Sunday the weather was gorgeous, so after church (and after somehow dropping my toothbrush out of the bathroom window so that it sailed downstairs, past the kitchen window -- to the surprise of my housemates -- and landed in the garden), we had a spot of picnicking, and instigated a new game of Human Cluedo, resulting in the deaths of two out of three guys present (in the cafe with a hat, and in the park with a fork). After eating enough cake for three kids' birthday parties, we returned to church for the evening service, and I was given a bicycle by a lady who didn't want it any more.

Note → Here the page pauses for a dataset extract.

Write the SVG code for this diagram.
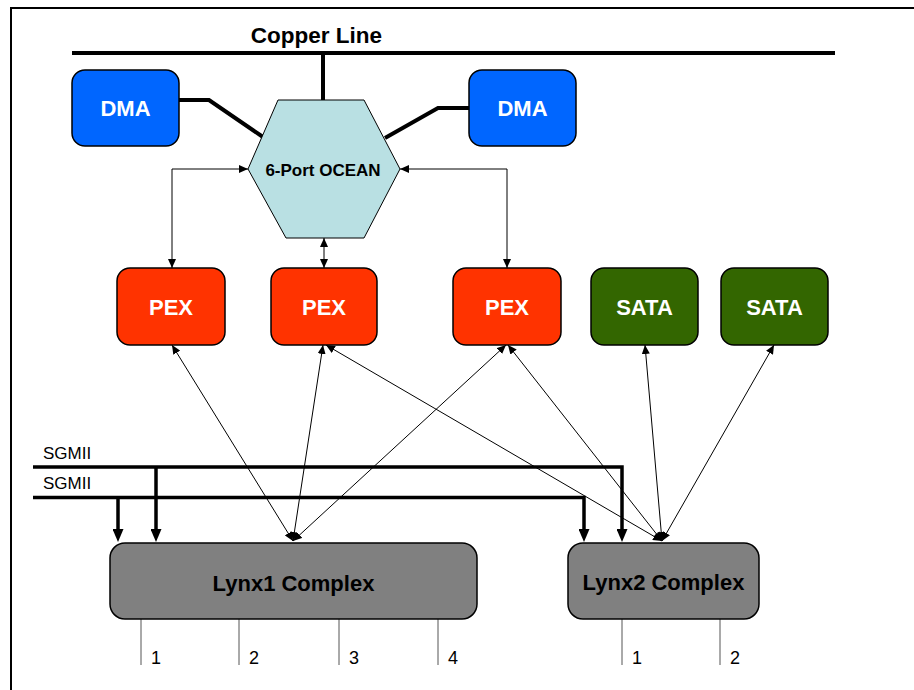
<svg xmlns="http://www.w3.org/2000/svg" width="914" height="690" viewBox="0 0 914 690">
<defs>
<style>
.box{stroke:#000;stroke-width:1.5}
.dma{fill:#0066FF}
.pex{fill:#FF3300}
.sata{fill:#336600}
.lynx{fill:#808080}
.hex{fill:#B9E0E3;stroke:#000;stroke-width:1}
.wt{font-family:"Liberation Sans",Arial,sans-serif;font-weight:bold;font-size:22px;fill:#fff;text-anchor:middle}
.bt{font-family:"Liberation Sans",Arial,sans-serif;font-weight:bold;fill:#000;text-anchor:middle}
.nt{font-family:"Liberation Sans",Arial,sans-serif;fill:#000}
.thick{fill:none;stroke:#000;stroke-width:4}
.sg{fill:none;stroke:#000;stroke-width:3.5}
.thin{fill:none;stroke:#000;stroke-width:1;marker-start:url(#ah);marker-end:url(#ah)}
.port{fill:none;stroke:#555;stroke-width:1}
</style>
<marker id="ah" markerUnits="userSpaceOnUse" markerWidth="10" markerHeight="8" viewBox="0 0 10 8" refX="9" refY="4" orient="auto-start-reverse">
<path d="M0,0 L9,4 L0,8 z" fill="#000"/>
</marker>
<marker id="bh" markerUnits="userSpaceOnUse" markerWidth="14" markerHeight="11" viewBox="0 0 14 11" refX="1" refY="5.5" orient="auto">
<path d="M0,0 L13,5.5 L0,11 z" fill="#000"/>
</marker>
</defs>
<rect width="914" height="690" fill="#fff"/>
<path d="M11,690 V8 H914" fill="none" stroke="#000" stroke-width="2"/>

<g id="copper-line">
<line x1="72" y1="53" x2="835" y2="53" stroke="#000" stroke-width="4"/>
<text class="bt" x="316.5" y="43" font-size="22.5">Copper Line</text>
</g>

<g id="connectors">
<path class="thick" d="M323,53 V100"/>
<path class="thick" d="M179,100 H209 L263,137"/>
<path class="thick" d="M469,108 H438 L385,138"/>
<path class="thin" d="M248,169 H172 V268"/>
<path class="thin" d="M400,169 H507 V268"/>
<path class="thin" d="M324,238 V268"/>
<path class="thin" d="M293,541 L172,345"/>
<path class="thin" d="M293,541 L323,345"/>
<path class="thin" d="M293,541 L506,345"/>
<path class="thin" d="M662,541 L326,345"/>
<path class="thin" d="M662,541 L508,345"/>
<path class="thin" d="M662,541 L645,345"/>
<path class="thin" d="M662,541 L774,345"/>
<path class="sg" d="M33,467 H622 V530" marker-end="url(#bh)"/>
<path class="sg" d="M156,467 V530" marker-end="url(#bh)"/>
<path class="sg" d="M33,497.5 H584 V530" marker-end="url(#bh)"/>
<path class="sg" d="M118,497.5 V530" marker-end="url(#bh)"/>
<path class="port" d="M141,619 V665 M239,619 V665 M339,619 V665 M438,619 V665 M622,619 V665 M720,619 V665"/>
</g>

<g id="sgmii-labels">
<text class="nt" x="43" y="459" font-size="17">SGMII</text>
<text class="nt" x="43" y="489" font-size="17">SGMII</text>
</g>

<g id="dma1">
<rect class="box dma" x="72" y="70" width="107" height="76" rx="13"/>
<text class="wt" x="125.5" y="116">DMA</text>
</g>
<g id="dma2">
<rect class="box dma" x="469" y="70" width="107" height="76" rx="13"/>
<text class="wt" x="522.5" y="116">DMA</text>
</g>

<g id="ocean">
<polygon class="hex" points="278,100 364,100 400,169 364,238 286,238 248,169"/>
<text class="bt" x="323" y="176" font-size="17">6-Port OCEAN</text>
</g>

<g id="pex1">
<rect class="box pex" x="117" y="268" width="108" height="77" rx="13"/>
<text class="wt" x="171" y="315">PEX</text>
</g>
<g id="pex2">
<rect class="box pex" x="271" y="268" width="106" height="77" rx="13"/>
<text class="wt" x="324" y="315">PEX</text>
</g>
<g id="pex3">
<rect class="box pex" x="453" y="268" width="108" height="77" rx="13"/>
<text class="wt" x="507" y="315">PEX</text>
</g>
<g id="sata1">
<rect class="box sata" x="591" y="268" width="107" height="77" rx="13"/>
<text class="wt" x="644.5" y="315">SATA</text>
</g>
<g id="sata2">
<rect class="box sata" x="721" y="268" width="107" height="77" rx="13"/>
<text class="wt" x="774.5" y="315">SATA</text>
</g>

<g id="lynx1">
<rect class="box lynx" x="110" y="543" width="367" height="76" rx="15" stroke-width="1"/>
<text class="bt" x="293.5" y="591" font-size="22">Lynx1 Complex</text>
<text class="nt" x="151" y="664" font-size="18">1</text>
<text class="nt" x="249" y="664" font-size="18">2</text>
<text class="nt" x="349" y="664" font-size="18">3</text>
<text class="nt" x="448" y="664" font-size="18">4</text>
</g>
<g id="lynx2">
<rect class="box lynx" x="568" y="543" width="191" height="76" rx="15" stroke-width="1"/>
<text class="bt" x="663.5" y="590" font-size="22">Lynx2 Complex</text>
<text class="nt" x="632" y="664" font-size="18">1</text>
<text class="nt" x="730" y="664" font-size="18">2</text>
</g>
</svg>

She insisted she didn't want me to buy her anything to say thank you, so I'm being sneaky and made her a bracelet to take to her this evening.
The rest of the week was a blur of procrastination and a small amount of studying for my Austen and the Brontes exam, which was on Friday, with a brief interlude of curry and Apprentice night, with lots of friends and lots more tea. It seems to me that exams are disproportionate to the amount of work and stress that goes into them: weeks of studying, days of anxiety and hair falling out, all for two hours in an angular room and answering two questions--out of the twenty possible ones you studied for. It doesn't seem fair to me, and I'm sure neither Austen nor any of the Brontes would be pleased to know what their novels have become subject to. However, I have now finished my second year at uni, and I don't have any exams next year (my final year), so sucks to be you, everyone else!
Wagamama with housemate occurred, with loads of noodles, green tea, and chilli cheesecake (if you haven't sampled it... do! now.) We accidentally went shopping and spent too much money. Purchased some Benefit mascara under strict instructions from aforementioned housemate... I'm quite impressed thus far, I have to say. Even if it did cost a week's rent (no, not quite!).
Which, of course, brings me to last night's ball. I went with that housemate and our friend from accross the park, who kindly drove us, and, for that matter, invited us, as it was HER church's ball, not ours. Nevertheless, we looked beautiful, and even arrived on time. I was slightly concerned that her car might turn into a pumpkin at midnight, but it was fine... and both shoes remained firmly on my feet. All five inches of them... I was still only just the same height as everyone else though. Luckily being five foot two doesn't stop you dancing all night.
There was an awkward moment when the band played a slow song and "take the hand of that special person" occured, when my friends and I (all the single ladies) were sitting down at a table. It felt like being a 12-year-old bystander at the school disco once more, when the parting of the Red Sea divides the couples and the singles. And yet, it didn't actually bother me. That must have been the first time ever (apart from my smug, being-in-a-couple days). 'Being content in my singleness' is something I struggle with a lot, but I think I might have cracked it at last. Hooray! I finished reading a book called Mirror Mirror by Graham Beynon, this week, which has been really helpful about things like this, reminding me that my identity is rooted in Christ, and not anything superficial--look it up on Amazon... I can't seem to put the link in this (anyone know why?). Also Disciplines of a Godly Woman by Barbara Hughes has proved invaluable to me recently.
This week I've been reading The Left Hand of Darkness by Ursula Leguin, after watching the film The Jane Austen Book Club, thinking I should give science fiction a go (I've been experimenting with genre... trying to figure out who I am as a writer/reader), but I didn't take to it, really, and couldn't quite finish it. I found the names too much of a barrier, and my brain switches off as soon as anything scientific comes a long... the clue was in the title really, I should have known. I've also been reading Wilde's The Portrait of Dorian Gray, and thus far I'm loving it. I especially love "there is nothing so real as words", I really relate to that--words are so powerful (as I argued in my last Shakespeare essay).
But it's not just about rhetoric; words are so powerful in conjuring emotion too. I laugh, cry and fall in love far more freely in books than I do in real life (well... I do all of those things often in real life too). We all love Lizzy Bennet and hate Mr Collins, and those are genuine emotions that are being kindled... yet Austen never pretends to us that her characters are real. Look at Northanger Abbey, she keeps stepping into the plot herself, as the author, and telling us why she has Catherine do certain things... yet we treat them as true life, almost, nonetheless.